2014 is supposed to be the year of big data in corporate IT. We all (supposedly) have massive amounts of captured transaction information in the data centre that can be mined somehow to glean some strategic business insight. It’s a great hypothesis, and there’s a lot to be said for making use of information that you already have.
After last year’s sensational run of stories about how major retailers will know that a customer is pregnant before she herself knows, there’s been a lot of interest in the business world in trying to find new ways to draw conclusions about customers’ wants and needs. That makes sense. I’m all for pursuing better customer service. However…
One word of warning: in your quest to leverage your so-called big data reserves, be wary of the temptation to reward data initiatives until you can conclusively prove that the results of said initiatives actually realise meaningful, independently-provable value for the company. There’s a very good chance that your early forays into big data processing will be rife with mistaken conclusions. Worse, the pursuit of the “big” component of big data can readily lead to inaccurate or misleading data.
In 1976, the American social scientist Donald Campbell coined what’s become known as Campbell’s Law when he wrote: “The more any quantitative social indicator (or even some qualitative indicator) is used for social decision-making, the more subject it will be to corruption pressures and the more apt it will be to distort and corrupt the social processes it is intended to monitor.” When you reward your employees for acting on any given metric or process, the employees gain a powerful incentive to “game” the metric or process in order to maintain or to increase their expected reward, whether or not the metric or process has any actual relevance to the business or to its success. The pursuit of reward is inherently and inevitably corrupting, whether people realise that they’re being corrupted by it or not.
In simple human terms, we’re seeing the results of Campbell’s Law in primary education here in the USA. We’ve grown enraptured in recent years at measuring student, teacher, and school performance in terms of standardised exam results. In theory, comparing two schools’ scores on the same set of exams should tell you which of the two is more effective.
Logically, the better-performing school should then receive more resources than the poorer-performing school. That’s proven to be a counterproductive approach. In practice, the obsession with improving one’s data has incentivised teachers and schools to stop teaching anything other than test questions – and has encouraged many to blatantly cheat on the students’ exams in order to boost their schools’ performance data.
For the business owner, this means that the pursuit of big data for decision-making can have undesired negative effects for the business. At each step of the analysis process (classifying, storing, managing, analysing, archiving and reporting of data), you run the risk of rewarding counterproductive behaviour at the level where direct employee action is required. For example, if you decide to reward employees that capture certain customer data (like customers’ addresses or ages), some employees will feel pressure to
plug such data into transactions even when it isn’t available – basically, they’ll make something up in order to maximise their chances of being rewarded for having successfully captured the desired information.

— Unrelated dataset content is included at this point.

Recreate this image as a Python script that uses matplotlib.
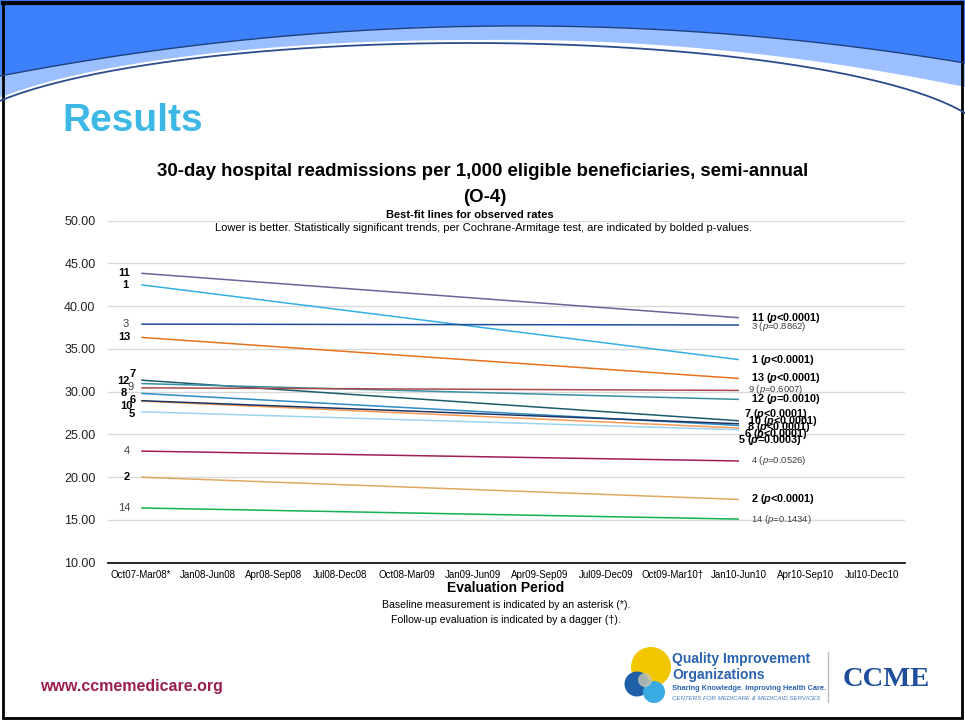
import numpy as np
import matplotlib
matplotlib.use("Agg")
import matplotlib.pyplot as plt
from matplotlib.patches import Circle, Rectangle

plt.rcParams['font.family'] = ['Liberation Sans', 'DejaVu Sans']
plt.rcParams['mathtext.fontset'] = 'custom'
plt.rcParams['mathtext.rm'] = 'Liberation Sans'
plt.rcParams['mathtext.it'] = 'Liberation Sans:italic'
plt.rcParams['mathtext.bf'] = 'Liberation Sans:bold'
plt.rcParams['mathtext.bfit'] = 'Liberation Sans:italic:bold'

# evaluation periods on the x axis
periods = ['Oct07-Mar08*', 'Jan08-Jun08', 'Apr08-Sep08', 'Jul08-Dec08', 'Oct08-Mar09',
           'Jan09-Jun09', 'Apr09-Sep09', 'Jul09-Dec09', 'Oct09-Mar10\u2020', 'Jan10-Jun10',
           'Apr10-Sep10', 'Jul10-Dec10']
fit_from = 'Oct07-Mar08*'
fit_to = 'Jan10-Jun10'

# best-fit rates per group at the first and last fitted period
groups = ['11', '1', '3', '13', '7', '12', '9', '8', '6', '10', '5', '4', '2', '14']
rate_start = [43.85, 42.50, 37.90, 36.35, 31.35, 30.95, 30.45, 29.80, 28.90, 28.95, 27.65, 23.05, 20.00, 16.40]
rate_end = [38.65, 33.75, 37.80, 31.55, 26.60, 29.10, 30.15, 26.05, 25.75, 26.25, 25.55, 21.90, 17.40, 15.10]
p_values = ['<0.0001', '<0.0001', '=0.8862', '<0.0001', '<0.0001', '=0.0010', '=0.6007',
            '<0.0001', '<0.0001', '<0.0001', '=0.0003', '=0.0526', '<0.0001', '=0.1434']
significant = [True, True, False, True, True, True, False, True, True, True, True, False, True, False]

colors = {'11': '#73609A', '1': '#35B0E4', '3': '#1F4E96', '13': '#E8711C', '7': '#1E5B6B',
          '12': '#3A8FA3', '9': '#A94A4A', '8': '#2F8CC4', '6': '#F59A52', '10': '#1B3566',
          '5': '#9AD3EE', '4': '#A01E58', '2': '#DDAA60', '14': '#14B050'}

# label nudges in pixels (dx, dy) so crowded labels don't sit on each other
left_nudge = {'11': (-11, 0), '1': (-13, 0), '3': (-12, 0), '13': (-11, 0), '7': (-5, 6),
              '12': (-12, 3), '9': (-8, 1), '8': (-14, 0), '6': (-5, 1), '10': (-9, -5),
              '5': (-6, -2), '4': (-11, 0), '2': (-11, 0), '14': (-11, 0)}
right_nudge = {'11': (12, 0), '3': (12, -1), '1': (12, 0), '13': (12, 0), '9': (9, 1),
               '12': (12, 0), '7': (5, 7), '10': (9, 3), '8': (8, -2), '6': (5, -6),
               '5': (-1, -10), '4': (12, 0), '2': (12, 0), '14': (12, 0)}

W, H = 965, 721
fig = plt.figure(figsize=(W / 100, H / 100), dpi=100)

# slide background: header swoosh, border, footer and logos
deco = fig.add_axes([0, 0, 1, 1], zorder=0)
deco.set_xlim(0, W)
deco.set_ylim(H, 0)
deco.axis('off')

xs = np.linspace(0, W, 600)

def parabola(pts):
    px, py = zip(*pts)
    return np.polyval(np.polyfit(px, py, 2), xs)

def arc(cx, cy, rx, ry):
    t = np.clip((xs - cx) / rx, -1, 1)
    return cy - ry * np.sqrt(1 - t ** 2)

upper = parabola([(0, 76), (500, 26), (965, 63)])
lower = arc(470, 144, 520, 101)
band = np.minimum(parabola([(0, 97), (480, 40), (965, 87)]), lower - 3)
deco.fill_between(xs, 0, upper, color='#3D80FC', lw=0)
deco.fill_between(xs, upper, band, where=band > upper, color='#9CC0FF', lw=0)
deco.plot(xs, upper, color='#1E3F7E', lw=1.0)
deco.plot(xs, lower, color='#2A4C8C', lw=1.3)
deco.add_patch(Rectangle((3, 3), W - 6, H - 6, fill=False, ec='black', lw=2))
deco.plot([3, W - 3], [3, 3], color='black', lw=3)

deco.text(62, 131, 'Results', color='#3DB8E4', fontsize=28, fontweight='bold', va='baseline')

deco.text(483, 171, '30-day hospital readmissions per 1,000 eligible beneficiaries, semi-annual',
          ha='center', va='center', fontsize=13.4, fontweight='bold')
deco.text(485, 198, '(O-4)', ha='center', va='center', fontsize=13.4, fontweight='bold')
deco.text(470, 215, 'Best-fit lines for observed rates', ha='center', va='center',
          fontsize=8, fontweight='bold')
deco.text(483, 228, 'Lower is better. Statistically significant trends, per Cochrane-Armitage test, '
          'are indicated by bolded p-values.', ha='center', va='center', fontsize=8)

deco.text(506, 588, 'Evaluation Period', ha='center', va='center', fontsize=10, fontweight='bold')
deco.text(506, 605, 'Baseline measurement is indicated by an asterisk (*).',
          ha='center', va='center', fontsize=7.6)
deco.text(506, 620, 'Follow-up evaluation is indicated by a dagger (\u2020).',
          ha='center', va='center', fontsize=7.6)

deco.text(40, 687, 'www.ccmemedicare.org', color='#9B1F52', fontsize=11.5,
          fontweight='bold', va='center')

# QIO logo circles
deco.add_patch(Circle((651, 667), 20, color='#F3C700', lw=0))
deco.add_patch(Circle((637, 684), 12.5, color='#1F5FA8', lw=0))
deco.add_patch(Circle((654, 692), 11, color='#3AAAE2', lw=0))
deco.add_patch(Circle((645, 680), 7, color='#C9C7B4', alpha=0.8, lw=0))
deco.text(672, 659, 'Quality Improvement', color='#2A63B0', fontsize=10, fontweight='bold', va='center')
deco.text(672, 675, 'Organizations', color='#2A63B0', fontsize=10, fontweight='bold', va='center')
deco.text(672, 689, 'Sharing Knowledge. Improving Health Care.', color='#2A63B0',
          fontsize=5.3, fontweight='bold', va='center')
deco.text(672, 699, 'CENTERS FOR MEDICARE & MEDICAID SERVICES', color='#4A7BC0',
          fontsize=4.4, style='italic', va='center')
deco.plot([828, 828], [652, 702], color='#BBBBBB', lw=1)
deco.text(843, 680, 'CCME', color='#1F4E9A', fontsize=20.5, fontweight='bold',
          family='Liberation Serif', va='center')

# chart area
ax = fig.add_axes([108 / W, 1 - 562.7 / H, (905 - 108) / W, (562.7 - 220.7) / H], zorder=1)
ax.set_facecolor('none')

i0, i1 = periods.index(fit_from), periods.index(fit_to)
for g, a, b, p, sig in zip(groups, rate_start, rate_end, p_values, significant):
    ax.plot([i0, i1], [a, b], color=colors[g], lw=1.1, solid_capstyle='butt')

    weight = 'bold' if sig else 'normal'
    tcol = 'black' if sig else '#404040'
    ax.annotate(g, xy=(i0, a), xytext=left_nudge[g], textcoords='offset pixels',
                ha='right', va='center', fontsize=8, fontweight=weight, color=tcol)
    if sig:
        lbl = g + r' ($\mathbfit{p}$' + p + ')'
        ax.annotate(lbl, xy=(i1, b), xytext=right_nudge[g], textcoords='offset pixels',
                    ha='left', va='center', fontsize=7.8, fontweight='bold', color='black')
    else:
        lbl = g + r' ($\mathit{p}$' + p + ')'
        ax.annotate(lbl, xy=(i1, b), xytext=right_nudge[g], textcoords='offset pixels',
                    ha='left', va='center', fontsize=6.8, color='#404040')

ax.set_xlim(-0.5, len(periods) - 0.5)
ax.set_ylim(10, 50)
ax.set_xticks(range(len(periods)))
ax.set_xticklabels(periods, fontsize=7)
ax.set_yticks(np.arange(10, 51, 5))
ax.set_yticklabels([f'{v:.2f}' for v in np.arange(10, 51, 5)], fontsize=9, color='#222222')
ax.tick_params(axis='x', length=0, pad=5)
ax.tick_params(axis='y', length=0, pad=9)
ax.yaxis.grid(True, color='#D9D9D9', lw=1)
ax.set_axisbelow(True)
for side in ['top', 'right', 'left']:
    ax.spines[side].set_visible(False)
ax.spines['bottom'].set_color('black')
ax.spines['bottom'].set_linewidth(1.2)

fig.savefig('out.png', dpi=100)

In order to make big data work for you in a safe and responsible manner, you have to set clear and unambiguous standards for data capture, handling, storage, and disclosure. You need to know (in general terms, at least) what it is that you’re looking for and (more importantly) what you don’t need. Sequester, discard, or otherwise protect all of the content that isn’t germane to your analysis. Test your hypotheses rigorously, and be sceptical about believing any causal relationships within your data until you’ve been able to dispassionately prove that a causal relationship actually exists.
More important is to be absolutely clear with everyone involved in the capture of information that bogus or adulterated data will sour the entire analysis, and will not be tolerated. For a big data project to yield practical results, the data has to be reliable. Look for every opportunity in the data capture and handling processes where someone might be inadvertently incentivised to bulk up the records with bogus data, and then put verifiable controls in place to prevent data corruption from happening.